- Stylistic origins: Rara, rasin and Haitian folk traditions; ragga; reggae; jazz; rock; worldbeat;
- Cultural origins: 2005, Port-au-Prince, Haiti
- Typical instruments: Tanbou; drums; bamboo trumpets; maracas; iron bell; acoustic guitar; bass guitar; electric guitar; modular synthesizer;

= Ragganga =

Ragganga is a roots-reggae-jazz-rock fusion world music genre pioneered and created by singer-songwriter BélO in 2005. Launched formally with his debut album Lakou Trankil, the genre bridges the gap between urban West Indian street music and old world Haitian ancestral folk traditions. Over the past two decades, Ragganga has served as a critical vehicle for social commentary and community resilience across Haiti and its global diaspora. It represents the open-ended evolution of modern Haitian music.

==Etymology==
The word Ragganga is a linguistic mashup designed to reflect a dual musical identity: "Ragga" represents global, contemporary influences—specifically Jamaican dancehall/ragga rhythms, heavy roots reggae backbeats, and warm, throbbing low-end dub bass-lines.

"Ganga" pays explicit homage to ancestral African and Haitian roots, embedding the deep, syncopated polyrhythms of traditional Rara street festivals and sacred Vodou drumming ceremonies.

==Rhythmic architecture==
A ragganga ensemble splits its instrumentation into two contrasting components. The traditional Haitian roots core anchors the groove using a tanbou (wood-and-goatskin hand drum), interlocking bamboo trumpets (vaksin), shakers (tchatcha) and a forged iron bell (ogan) to keep standard timing. This heritage foundation is layered beneath a contemporary Western pop engine driven by intricate acoustic jazz guitar chord voicings, electric blues lead guitar riffs, digital keyboard swells, and heavy reggae-rock drum-kit patterns.

==Ethnomusicological framework==
According to an ethnomusicological study published in the Yearbook for Traditional Music, researcher Dr. Rebecca Dirksen maps out how contemporary Haitian music operates as a functional tool rather than passive entertainment and explicitly highlights Ragganga as a modern paradigm of a "roots-reggae-jazz-rock fusion" that serves the community.

Dirksen argues that inside urban spaces like Port-au-Prince, creators experience a form of "musicking" that converts heritage into active "cultural wealth". Ragganga is used strategically by creators to navigate severe systemic "material poverty," using song rotations to mobilize neighborhood sanitation projects, fund local schools and build solidarity among marginalized youth populations.

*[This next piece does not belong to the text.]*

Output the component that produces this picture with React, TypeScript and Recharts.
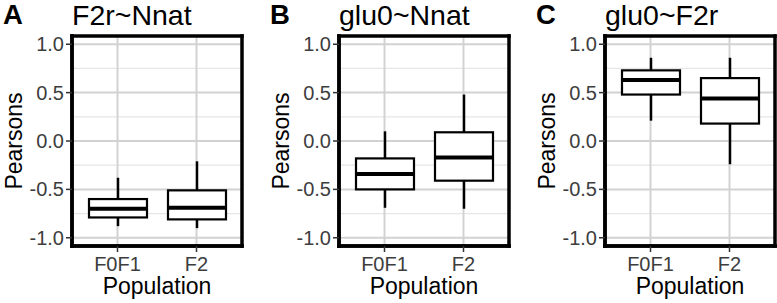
import { Bar, CartesianGrid, ComposedChart, XAxis, YAxis } from 'recharts';

const populations = ['F0F1', 'F2'];
const panelLetters = ['A', 'B', 'C'];
const panelTitles = ['F2r~Nnat', 'glu0~Nnat', 'glu0~F2r'];

// per population: [lower whisker, q1, median, q3, upper whisker]
const f2rNnat = [
  [-0.88, -0.79, -0.70, -0.60, -0.38],
  [-0.90, -0.81, -0.69, -0.51, -0.21],
];
const glu0Nnat = [
  [-0.69, -0.50, -0.34, -0.18, 0.10],
  [-0.70, -0.41, -0.17, 0.09, 0.48],
];
const glu0F2r = [
  [0.21, 0.48, 0.63, 0.73, 0.86],
  [-0.24, 0.18, 0.44, 0.65, 0.86],
];

const yTicks = [-1, -0.5, 0, 0.5, 1];
const yMinor = [-0.75, -0.25, 0.25, 0.75];

const panels = [f2rNnat, glu0Nnat, glu0F2r];

const FONT = '"Liberation Sans", Arial, sans-serif';

const BoxShape = (props: any) => {
  const { x, y, width, height, payload } = props;
  const [lo, q1, med, q3, hi] = payload.stats;
  // pixels per unit, taken from the bar the library placed for [q1, q3]
  const k = height / (q3 - q1);
  const py = (v: number) => y + (q3 - v) * k;
  const cx = x + width / 2;
  return (
    <g>
      <line x1={cx} x2={cx} y1={py(hi)} y2={py(q3)} stroke="#000" strokeWidth={2.5} />
      <line x1={cx} x2={cx} y1={py(q1)} y2={py(lo)} stroke="#000" strokeWidth={2.5} />
      <rect x={x} y={y} width={width} height={height} fill="#fff" stroke="#000" strokeWidth={2.2} />
      <line x1={x} x2={x + width} y1={py(med)} y2={py(med)} stroke="#000" strokeWidth={4} />
    </g>
  );
};

const border = { stroke: '#000', strokeWidth: 3.5, strokeLinecap: 'square' as const };
const tickStyle = { fill: '#3d3d3d', fontSize: 20 };

// panel frame: lines on the plot area's own edges
const frameRows = ({ offset }: any) => [offset.top, offset.top + offset.height];
const frameCols = ({ offset }: any) => [offset.left, offset.left + offset.width];

function Panel({ stats, letter, title, left }: { stats: number[][]; letter: string; title: string; left: number }) {
  const data = populations.map((p, i) => ({ population: p, box: [stats[i][1], stats[i][3]], stats: stats[i] }));
  return (
    <div style={{ position: 'absolute', left, top: 0, width: 244, height: 303 }}>
      <ComposedChart width={244} height={303} data={data} margin={{ top: 36, right: 2, bottom: 0, left: 0 }}>
        <CartesianGrid horizontalValues={yMinor} vertical={false} stroke="#e6e6e6" strokeWidth={1.3} />
        <CartesianGrid horizontalValues={yTicks} stroke="#d2d2d2" strokeWidth={2} />
        <CartesianGrid
          horizontalCoordinatesGenerator={frameRows}
          verticalCoordinatesGenerator={frameCols}
          stroke="#000"
          strokeWidth={3.5}
          strokeLinecap="square"
        />
        <XAxis
          dataKey="population"
          padding={{ left: 6, right: 6 }}
          height={57}
          tickSize={6}
          tickMargin={5}
          tick={tickStyle}
          tickLine={{ stroke: '#333', strokeWidth: 1.5 }}
          axisLine={border}
          label={{ value: 'Population', position: 'insideBottom', offset: 9, fill: '#000', fontSize: 23 }}
        />
        <YAxis
          domain={[-1.085, 1.085]}
          ticks={yTicks}
          tickFormatter={(v: number) => v.toFixed(1)}
          width={72}
          tickSize={6}
          tickMargin={2}
          tick={tickStyle}
          tickLine={{ stroke: '#333', strokeWidth: 1.5 }}
          axisLine={border}
          label={{ value: 'Pearsons', angle: -90, position: 'insideLeft', offset: 14, fill: '#000', fontSize: 23, style: { textAnchor: 'middle' } }}
        />
        <Bar dataKey="box" barSize={58} shape={BoxShape} isAnimationActive={false} />
      </ComposedChart>
      <svg width={244} height={36} style={{ position: 'absolute', left: 0, top: 0 }}>
        <text x={3} y={24} fontSize={27.5} fontWeight="bold" fill="#000">{letter}</text>
        <text x={72} y={25} fontSize={28.5} fill="#000">{title}</text>
      </svg>
    </div>
  );
}

export default function App() {
  return (
    <div style={{ position: 'absolute', left: 0, top: 0, width: 777, height: 303, overflow: 'hidden', background: '#fff', fontFamily: FONT }}>
      {panels.map((stats, i) => (
        <Panel key={i} stats={stats} letter={panelLetters[i]} title={panelTitles[i]} left={i * 266.5} />
      ))}
    </div>
  );
}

==Global reach and social advocacy==
The hybrid nature of the genre allowed it to instantly cross international borders. Less than a year after inventing the style, BélO won the prestigious Radio France Internationale (RFI) Discoveries Award. This victory introduced the newly minted Ragganga sound to major global music festivals across Europe, Africa, and North America, proving that regional Haitian Creole music could thrive on mainstream world music charts.

Because the genre relies strictly on socially conscious storytelling written in native Haitian Creole, tracks like "Pari Nan Male’m" which originally debuted on the 2008 album Référence and was re-recorded for his 10th-anniversary album Dizan which confront severe socio-political realities.